Monday 24 November 2008

Quantum of Solace

I've never been that big a Bond fan, I didn't really like the character and the quickly established formula of gadgets, girls and explosions never grabbed me for some reason. I think they came across as too English and couldn't match that bit of otherworldness that American action films had.
Now though after diminishing box office returns and a more realistic style of action film the move was made to update the franchise. Casino Royale stripped out the majority of the globe trotting and went for a more straightforward story, by and large this was successful although the much hyped emotional core of the doomed girlfriend didn't quite work, it fell into the trap most movies do of saying a relationship was important because it just is instead of trying to build it up realistically.
With Quantum of Solace acting as a direct sequel to Casino Royale the story picks up with Bond kidnapping someone to be interrogated by MI6 and then…
That's the problem, the story is convoluted, boring and veers very closely to treating Bond as an English version of the Terminator. Although Daniel Craig is a good actor he's given nothing to work off, he receives a kicking, gets up, kicks back harder with seemingly no personal damage, rinse and repeat.
The attempt to humanize Bond in Casino Royale seems to have been jettisoned with the odd nod to hunting down someone related to Vespa's death as a nod to some kind of humanity, the rest of the time he's smacking people in the head.
This brings up the action scenes, I've got to say that I'm sick of epilepsy inducing editing and weird camera angles, since the beach scene in Saving Private Ryan directors have been trying to outdo each other in throwing the handheld camera around. The difference between them and Spielberg is that he knows how to put you in the middle of the action but still tell the story and not confuse you. While not as bad as the fight scenes in Batman Begins, Quantum of Solace suffers from showing the stuntmens ear rather than what's happening.
Although Marc Forster has done a couple of nice character pieces like Stranger Than Fiction and Finding Neverland, he seems to be out of his depth in this. Set pieces such as the opera sequence that should show the scope of this new evil underground organisation fall flat and when the story is as all over the place this compounds how confused the film seems.
It's a shame that something as simple as another pass at the script seems to have been jettisoned to make sure the writers strike didn't stop filming but when the film makers literally copy and paste the Euro fag villain from Casino Royale over there has to be criticism at that level of lazyness.

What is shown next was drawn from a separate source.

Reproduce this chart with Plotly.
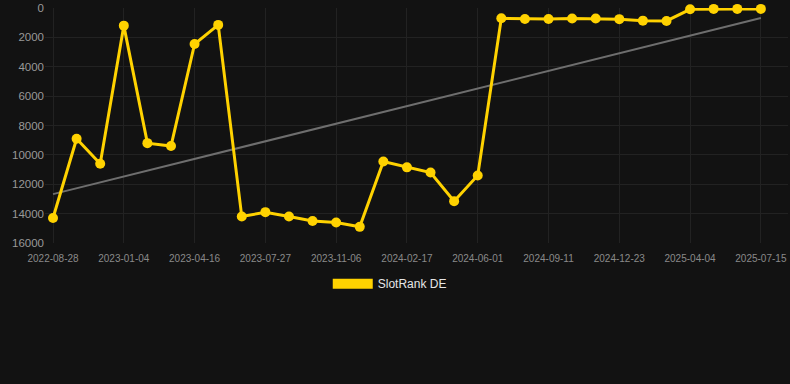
import numpy as np
import plotly.graph_objects as go

dates = ["2022-08-28", "2022-10-10", "2022-11-22", "2023-01-04", "2023-02-07", "2023-03-13",
         "2023-04-16", "2023-05-20", "2023-06-23", "2023-07-27", "2023-08-30", "2023-10-03",
         "2023-11-06", "2023-12-10", "2024-01-13", "2024-02-17", "2024-03-22", "2024-04-27",
         "2024-06-01", "2024-07-05", "2024-08-08", "2024-09-11", "2024-10-15", "2024-11-19",
         "2024-12-23", "2025-01-26", "2025-03-01", "2025-04-04", "2025-05-08", "2025-06-11",
         "2025-07-15"]
rank_de = [14300, 8900, 10600, 1200, 9200, 9400, 2450, 1150, 14200, 13900, 14200, 14500,
           14600, 14900, 10450, 10850, 11200, 13150, 11400, 700, 750, 750, 720, 720,
           760, 860, 880, 90, 60, 60, 60]
y_ticks = [0, 2000, 4000, 6000, 8000, 10000, 12000, 14000, 16000]
y_tick_labels = [str(v) for v in y_ticks]
x_tick_labels = dates[::3]

idx = np.arange(len(rank_de))
slope, intercept = np.polyfit(idx, rank_de, 1)
trend = slope * idx + intercept

GOLD = "#FFD200"
BG = "#121212"

fig = go.Figure()
fig.add_trace(go.Scatter(
    x=dates, y=trend, mode="lines",
    line=dict(color="#6e6e6e", width=2),
    showlegend=False, hoverinfo="skip"))
fig.add_trace(go.Scatter(
    x=dates, y=rank_de, mode="lines+markers",
    line=dict(color=GOLD, width=3),
    marker=dict(color=GOLD, size=10),
    cliponaxis=False,
    showlegend=False, name="SlotRank DE"))
fig.add_trace(go.Scatter(
    x=[None], y=[None], mode="lines",
    line=dict(color=GOLD, width=12),
    name="SlotRank DE", showlegend=True))

fig.update_layout(
    width=790, height=384,
    paper_bgcolor=BG, plot_bgcolor=BG,
    margin=dict(l=45, r=2, t=6, b=141),
    font=dict(family="Liberation Sans, Arial, sans-serif", color="#999999"),
    showlegend=True,
    legend=dict(orientation="h", x=0.464, xanchor="center", y=-0.173, yanchor="middle",
                font=dict(size=12, color="#e6e6e6"), bgcolor="rgba(0,0,0,0)",
                itemwidth=40),
)
fig.update_xaxes(
    type="category", categoryorder="array", categoryarray=dates,
    range=[-0.34, 31.15],
    tickmode="array", tickvals=x_tick_labels, ticktext=x_tick_labels,
    tickfont=dict(size=10, color="#8a8a8a"),
    ticklabelstandoff=8,
    showgrid=True, gridcolor="#222222", gridwidth=1,
    zeroline=False, showline=False, ticks="",
)
fig.update_yaxes(
    range=[16000, 0], tickmode="array", tickvals=y_ticks, ticktext=y_tick_labels,
    tickfont=dict(size=11.5, color="#999999"),
    showgrid=True, gridcolor="#222222", gridwidth=1,
    zeroline=False, showline=False, ticks="",
)

fig.write_html(
    "out.html",
    config={"displayModeBar": False},
    post_script="document.body.style.margin='0';document.body.style.background='#121212';",
)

Guns n' Roses- Chinese Democracy

The self proclaimed most anticipated record EVER has finally turned up, after 14 years of adding a bleep here, an orchestra there and turning up the guitars a little bit in the cans please, Axel has sent his new record out into the world.
The problem is that a lot of people with access to the interspaz and the knowledge of nefarious sites have heard the demos and early mixes of these songs over the last few years so there's zero surprises here. Apart from the odd name change and Axel's Sade phase from 1998 actually making it onto the album nothing jumps out as being shocking.
Well apart from the record not being a total car crash and actually being quite good. Anyone expecting another Appetite for Destruction will be let down, taking the BIG sound and Queen fascination that the Use Your Illusion records showed and really going for it.
There are waves of guitars (each song averages 5 guitarists), thousands of multi tracked Axels and keyboards filling any gaps that the other instruments have missed and that's just the first 30 seconds of the opening track. If you're going to employ 4 or 5 producers over the years then I guess you want something to show for it but Chinese Democracy is so polished that a lot of the immediacy and smacking you around the back of the head aggresion that made the original band so popular is gone now.
That's not to say that the songs are lacking, they've just been buffed to within an inch of their lives and there's a couple too many piano driven big ballads but songs like the title track, Better, There Was a Time and Prostitute stand out for having great tunes and they'll translate on record or live.
Whether anyone will actually care and buy the record in big enough numbers to make this profitable's highly debatable but at least it's finally done and the pigs can get ready to fly.